| Required work |
Copy out exactly the lines from the one holding "Rebuild this diagram" through the one holding "(dep) at (427,25.5)", ends included; omit images.

---- Input for this task

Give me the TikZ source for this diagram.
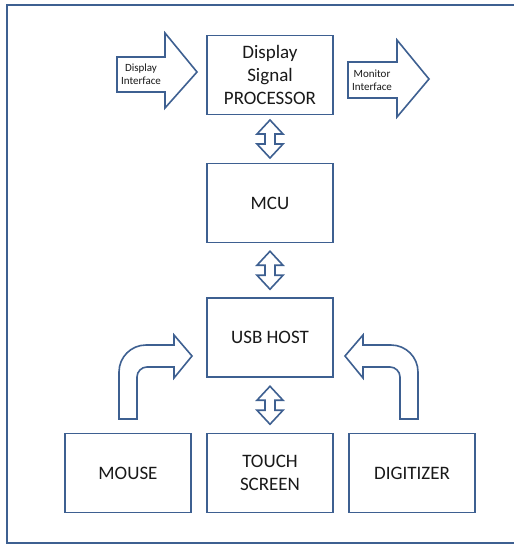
\documentclass[tikz,border=0pt]{standalone}
\usepackage{fontspec}
\setmainfont{Carlito}
\usetikzlibrary{calc}
\definecolor{lineblue}{RGB}{62,96,145}
\definecolor{txt}{RGB}{25,25,25}
\tikzset{
  box/.style={draw=lineblue, line width=1.8pt, fill=white, minimum width=126pt, minimum height=79pt,
    inner sep=0pt, align=center, font=\fontsize{19}{23}\selectfont, text=txt},
  blk/.style={draw=lineblue, line width=1.6pt, fill=white, line join=miter},
  small/.style={font=\fontsize{11}{13}\selectfont, align=center, text=txt, inner sep=0pt},
  dblarr/.pic={
    \draw[blk] (0,-19) -- (13,-5) -- (5,-5) -- (5,5) -- (13,5) -- (0,19) -- (-13,5) -- (-5,5) -- (-5,-5) -- (-13,-5) -- cycle;
  }
}
\begin{document}
\begin{tikzpicture}[x=1pt,y=-1pt]
\useasboundingbox (0,0) rectangle (514,544);
\clip (0,0) rectangle (514,544);
\fill[white] (0,0) rectangle (514,544);
\draw[lineblue, line width=1.8pt] (7,5) rectangle (540,543);

% boxes
\node[box] (dsp) at (270,75) {Display\\Signal\\PROCESSOR};
\node[box] (mcu) at (270,203) {MCU};
\node[box] (usb) at (270,337.5) {USB HOST};
\node[box] (mouse) at (128,473) {MOUSE};
\node[box] (touch) at (270,473) {TOUCH\\SCREEN};
\node[box] (digi) at (412,473) {DIGITIZER};

% straight block arrows
\draw[blk] (117,57) -- (165,57) -- (165,33) -- (197,72) -- (165,108) -- (165,92) -- (117,92) -- cycle;
\node[small] (din) at (141,74) {Display\\Interface};
\draw[blk] (348,62) -- (397,62) -- (397,40) -- (429,79) -- (397,117) -- (397,98) -- (348,98) -- cycle;
\node[small] (mon) at (372,80) {Monitor\\Interface};

% double arrows
\coordinate (a1) at ($(dsp.south)!0.5!(mcu.north)$);
\coordinate (a2) at ($(mcu.south)!0.5!(usb.north)$);
\coordinate (a3) at ($(usb.south)!0.5!(touch.north)$);
\pic at (a1) {dblarr};
\pic at (a2) {dblarr};
\pic at (a3) {dblarr};

% bent arrows
\draw[blk] (119,419) -- (119,372) .. controls (119,357.1) and (131.1,345) .. (146,345) -- (174,345) -- (174,335)
  -- (192,356) -- (174,378) -- (174,367) -- (147,367) .. controls (141.5,367) and (137,371.5) .. (137,377)
  -- (137,419) -- cycle;
\draw[blk] (418,419) -- (418,372) .. controls (418,357.1) and (405.9,345) .. (391,345) -- (363,345) -- (363,335)
  -- (345,356) -- (363,378) -- (363,367) -- (390,367) .. controls (395.5,367) and (400,371.5) .. (400,377)
  -- (400,419) -- cycle;
\end{tikzpicture}
\end{document}
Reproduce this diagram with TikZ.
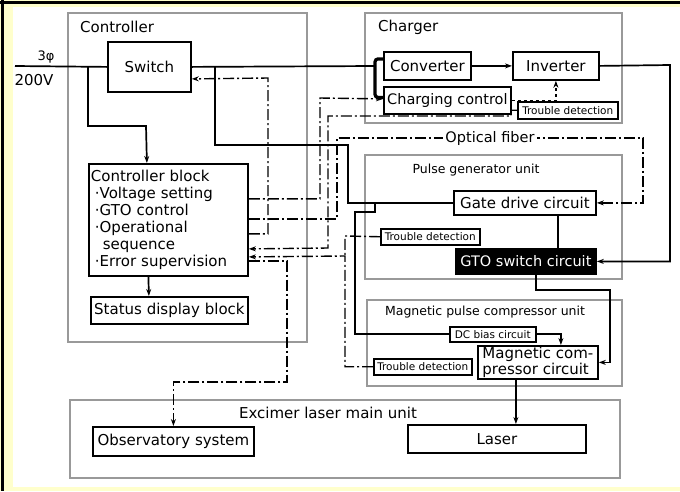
\documentclass[tikz,border=0pt]{standalone}
\usepackage{fontspec}
\setmainfont{DejaVu Sans}
\usetikzlibrary{arrows.meta}
\definecolor{paleyellow}{RGB}{255,255,204}
\tikzset{
  unit/.style={draw=black!40, line width=1.1pt},
  blk/.style={draw, line width=1.8pt, inner sep=0pt, anchor=north west, font=\fontsize{15}{17}\selectfont},
  tiny/.style={draw, line width=1.5pt, inner sep=0pt, anchor=north west, font=\fontsize{10.5}{12}\selectfont},
  ttl/.style={inner sep=0pt, font=\fontsize{15}{17}\selectfont},
  pw/.style={line width=1.7pt},
  sig/.style={line width=1.4pt, dash pattern=on 11pt off 3pt on 2pt off 3pt},
  tip/.style={-{Stealth[length=7pt,width=5pt]}}
}
\begin{document}
\begin{tikzpicture}[x=1pt,y=-1pt]
\useasboundingbox (0,0) rectangle (680,491);
\fill[paleyellow] (0,0) rectangle (680,491);
\fill[white] (13,7) rectangle (680,487);
\draw[line width=2.5pt] (0,2.5) -- (680,2.5) (2.5,0) -- (2.5,491);
% unit frames
\draw[unit] (68,13) rectangle (307,342);
\draw[unit] (365,13) rectangle (622,123);
\draw[unit] (365,155) rectangle (622,279);
\draw[unit] (367,300) rectangle (622,386);
\draw[unit] (70,400) rectangle (620,478);
\node[ttl, anchor=west] (tctl) at (80,27) {Controller};
\node[ttl, anchor=west] (tchg) at (378,27) {Charger};
\node[ttl, font=\fontsize{12.5}{14}\selectfont] (tpg) at (476,170) {Pulse generator unit};
\node[ttl, font=\fontsize{12.5}{14}\selectfont] (tmp) at (485,312) {Magnetic pulse compressor unit};
\node[ttl] (tex) at (328,413) {Excimer laser main unit};
% blocks
\node[ttl, font=\fontsize{13}{15}\selectfont] (phase) at (46,57) {3φ};
\node[ttl] (volt) at (34,80) {200V};
\coordinate (in) at (15,66);
\node[blk, minimum width=83pt, minimum height=50pt] (sw) at (107,41) {Switch};
\node[blk, minimum width=159pt, minimum height=112pt, text width=155pt, align=left] (ctl) at (88,163)
  {Controller block\\
   \hspace*{4pt}·Voltage setting\\
   \hspace*{4pt}·GTO control\\
   \hspace*{4pt}·Operational\\
   \hspace*{12pt}sequence\\
   \hspace*{4pt}·Error supervision};
\node[blk, minimum width=157pt, minimum height=27pt] (stat) at (90,296) {Status display block};
\node[blk, minimum width=87pt, minimum height=28pt] (conv) at (383,51) {Converter};
\node[blk, minimum width=86pt, minimum height=28pt] (inv) at (512,51) {Inverter};
\node[blk, minimum width=127pt, minimum height=27pt, font=\fontsize{14.5}{17}\selectfont] (chg) at (383,86) {Charging control};
\node[tiny, minimum width=100pt, minimum height=17pt] (trba) at (517,101) {Trouble detection};
\node[blk, minimum width=142pt, minimum height=24pt] (gate) at (453,190) {Gate drive circuit};
\node[tiny, minimum width=99pt, minimum height=16pt] (trbb) at (380,228) {Trouble detection};
\node[blk, fill=black, text=white, minimum width=140pt, minimum height=25pt, font=\fontsize{14.5}{17}\selectfont] (gto) at (455,248) {GTO switch circuit};
\node[tiny, minimum width=86pt, minimum height=15pt] (dcb) at (449,326) {DC bias circuit};
\node[blk, minimum width=120pt, minimum height=33pt, align=left, font=\fontsize{15}{14}\selectfont] (mag) at (477,345) {Magnetic com-\\pressor circuit};
\node[tiny, minimum width=98pt, minimum height=16pt] (trbc) at (373,358) {Trouble detection};
\node[blk, minimum width=161pt, minimum height=29pt] (obs) at (92,426) {Observatory system};
\node[blk, minimum width=178pt, minimum height=28pt] (las) at (407,424) {Laser};
% power lines
\draw[pw] (in) -- (sw.west);
\draw[pw, tip] (88,66) |- (146,126) -- ([xshift=-21.5pt]ctl.north);
\draw[pw] (sw.east) -- (375,66);
\draw[line width=3.2pt, rounded corners=3pt] ([yshift=7pt]conv.west) -- ++(-8,0) |- ([yshift=3pt]chg.west);
\draw[pw] (215,66) |- (348,145) |- (gate.west);
\draw[pw] (375,202) |- (355,212) |- (dcb.west);
\draw[pw, tip] (conv) -- (inv);
\draw[pw, dashed, tip] (chg.east) -| (inv.south);
\draw[pw, tip] (inv.east) -- (670,65) |- (gto.east);
\draw[pw] ([xshift=33pt]gate.south) -- ([xshift=32pt]gto.north);
\draw[pw, tip] ([xshift=10pt]gto.south) |- (610,290) |- (mag.east);
\draw[pw, tip] (dcb.east) -| ([xshift=23pt]mag.north);
\draw[pw, tip] ([xshift=-22pt]mag.south) -- ([xshift=19pt]las.north);
\draw[pw, tip] ([xshift=-20pt]ctl.south) -- ([xshift=-20.5pt]stat.north);
% optical fiber
\draw[sig, tip] ([yshift=21pt]ctl.east) -| (320,98) -- ([yshift=1.5pt]chg.west);
\draw[sig, tip] ([yshift=1pt]ctl.east) -| (337,138)
  -- node[fill=white, inner sep=2pt, font=\fontsize{14.5}{17}\selectfont] (ofib) {Optical fiber} (643,138) |- (gate.east);
\draw[sig, tip] ([yshift=-14pt]ctl.east) -| (268,78) -- ([yshift=-12pt]sw.east);
\draw[sig, tip] (trba.west) -- ++(-6,0) |- (328,116) -- (328,248) -- ([yshift=-29pt]ctl.east);
\draw[sig] (trbb.west) -- (345,236) -- (345,256);
\draw[sig, tip] (trbc.west) -| (345,256) -- ([yshift=-37pt]ctl.east);
\draw[sig, tip] ([yshift=-41pt]ctl.east) -| (287,382) -| (obs.north);
\end{tikzpicture}
\end{document}
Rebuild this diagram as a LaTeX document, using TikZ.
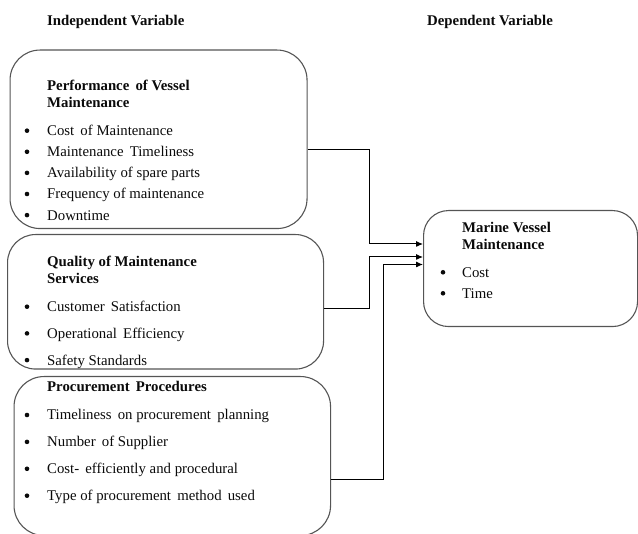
\documentclass[tikz,border=0pt]{standalone}
\usepackage{fontspec}
\setmainfont{Liberation Serif}
\usetikzlibrary{arrows.meta,positioning,calc}

\newcommand{\bodysize}{\fontsize{14.8}{17}\selectfont}

\begin{document}
\begin{tikzpicture}[
        x=1pt, y=-1pt, % one unit is one pixel of the sketch, y downwards
        >={Latex[length=7pt,width=6pt]},
        varbox/.style={draw=boxgray, line width=1.1pt, rounded corners=#1,
            inner sep=0pt, anchor=north west},
        varbox/.default=30pt,
        heading/.style={anchor=base west, inner sep=0pt, text=inkblack,
            font=\bfseries\bodysize},
        entry/.style={anchor=base west, inner sep=0pt, text=inkblack,
            font=\bodysize},
        blob/.style={fill=inkblack},
        link/.style={->, draw=black, line width=1pt}
    ]

        % --- COLOURS ---
        \definecolor{boxgray}{RGB}{85, 85, 85}
        \definecolor{inkblack}{RGB}{10, 10, 10}

        % --- FRAME ---
        \useasboundingbox (0,0) rectangle (638,534);
        \clip (0,0) rectangle (638,534);

        % --- TITLES ---
        \node[heading] (indep) at (47,25.5) {Independent Variable};
        \node[heading] (dep) at (427,25.5) {Dependent Variable};

        % --- BOXES ---
        \node[varbox, minimum width=297pt, minimum height=178.5pt] (perf) at (9.5,49.5) {};
        \node[varbox=28pt, minimum width=316pt, minimum height=134.5pt] (qual) at (7,234) {};
        \node[varbox, minimum width=316.5pt, minimum height=159pt] (proc) at (13.5,376) {};
        \node[varbox=25pt, minimum width=214pt, minimum height=116pt] (mvm) at (423,210) {};

        % --- PERFORMANCE OF VESSEL MAINTENANCE ---
        \node[heading] (perf-h1) at (47,90.7) {Performance\, of Vessel};
        \node[heading] (perf-h2) at (47,107.7) {Maintenance};
        \foreach \t [count=\i] in {Cost\, of Maintenance, Maintenance\, Timeliness,
                Availability of spare parts, Frequency of maintenance, Downtime} {
            \node[entry] (perf-\i) at (47,{135.7+21.1*(\i-1)}) {\t};
            \fill[blob] (perf-\i.base west) ++(-20,-5) circle (2.3pt);
        }

        % --- QUALITY OF MAINTENANCE SERVICES ---
        \node[heading] (qual-h1) at (47,266.7) {Quality of Maintenance};
        \node[heading] (qual-h2) at (47,283.3) {Services};
        \foreach \t [count=\i] in {Customer\, Satisfaction, Operational\, Efficiency,
                Safety Standards} {
            \node[entry] (qual-\i) at (47,{311.7+26.7*(\i-1)}) {\t};
            \fill[blob] (qual-\i.base west) ++(-20,-5) circle (2.3pt);
        }

        % --- PROCUREMENT PROCEDURES ---
        \node[heading] (proc-h1) at (47,391.7) {Procurement\, Procedures};
        \foreach \t [count=\i] in {Timeliness\, on procurement\, planning,
                Number\, of Supplier, Cost-\, efficiently and procedural,
                Type of procurement\, method\, used} {
            \node[entry] (proc-\i) at (47,{420+26.9*(\i-1)}) {\t};
            \fill[blob] (proc-\i.base west) ++(-20,-5) circle (2.3pt);
        }

        % --- MARINE VESSEL MAINTENANCE ---
        \node[heading] (mvm-h1) at (462,232.7) {Marine Vessel};
        \node[heading] (mvm-h2) at (462,249.3) {Maintenance};
        \foreach \t [count=\i] in {Cost, Time} {
            \node[entry] (mvm-\i) at (462,{277.3+21*(\i-1)}) {\t};
            \fill[blob] (mvm-\i.base west) ++(-19,-5) circle (2.3pt);
        }

        % --- CONNECTORS ---
        \draw[link] (perf.east |- 0,150) -| (369,244) -- (mvm.west |- 0,244);
        \draw[link] (qual.east |- 0,308.5) -| (369,257) -- (mvm.west |- 0,257);
        \draw[link] (proc.east |- 0,480) -| (383,264.5) -- (mvm.west |- 0,264.5);

    \end{tikzpicture}
\end{document}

--------

| Worked answer |
Rebuild this diagram as a LaTeX document, using TikZ.
\documentclass[tikz,border=0pt]{standalone}
\usepackage{fontspec}
\setmainfont{Liberation Serif}
\usetikzlibrary{arrows.meta,positioning,calc}

\newcommand{\bodysize}{\fontsize{14.8}{17}\selectfont}

\begin{document}
\begin{tikzpicture}[
        x=1pt, y=-1pt, % one unit is one pixel of the sketch, y downwards
        >={Latex[length=7pt,width=6pt]},
        varbox/.style={draw=boxgray, line width=1.1pt, rounded corners=#1,
            inner sep=0pt, anchor=north west},
        varbox/.default=30pt,
        heading/.style={anchor=base west, inner sep=0pt, text=inkblack,
            font=\bfseries\bodysize},
        entry/.style={anchor=base west, inner sep=0pt, text=inkblack,
            font=\bodysize},
        blob/.style={fill=inkblack},
        link/.style={->, draw=black, line width=1pt}
    ]

        % --- COLOURS ---
        \definecolor{boxgray}{RGB}{85, 85, 85}
        \definecolor{inkblack}{RGB}{10, 10, 10}

        % --- FRAME ---
        \useasboundingbox (0,0) rectangle (638,534);
        \clip (0,0) rectangle (638,534);

        % --- TITLES ---
        \node[heading] (indep) at (47,25.5) {Independent Variable};
        \node[heading] (dep) at (427,25.5) {Dependent Variable};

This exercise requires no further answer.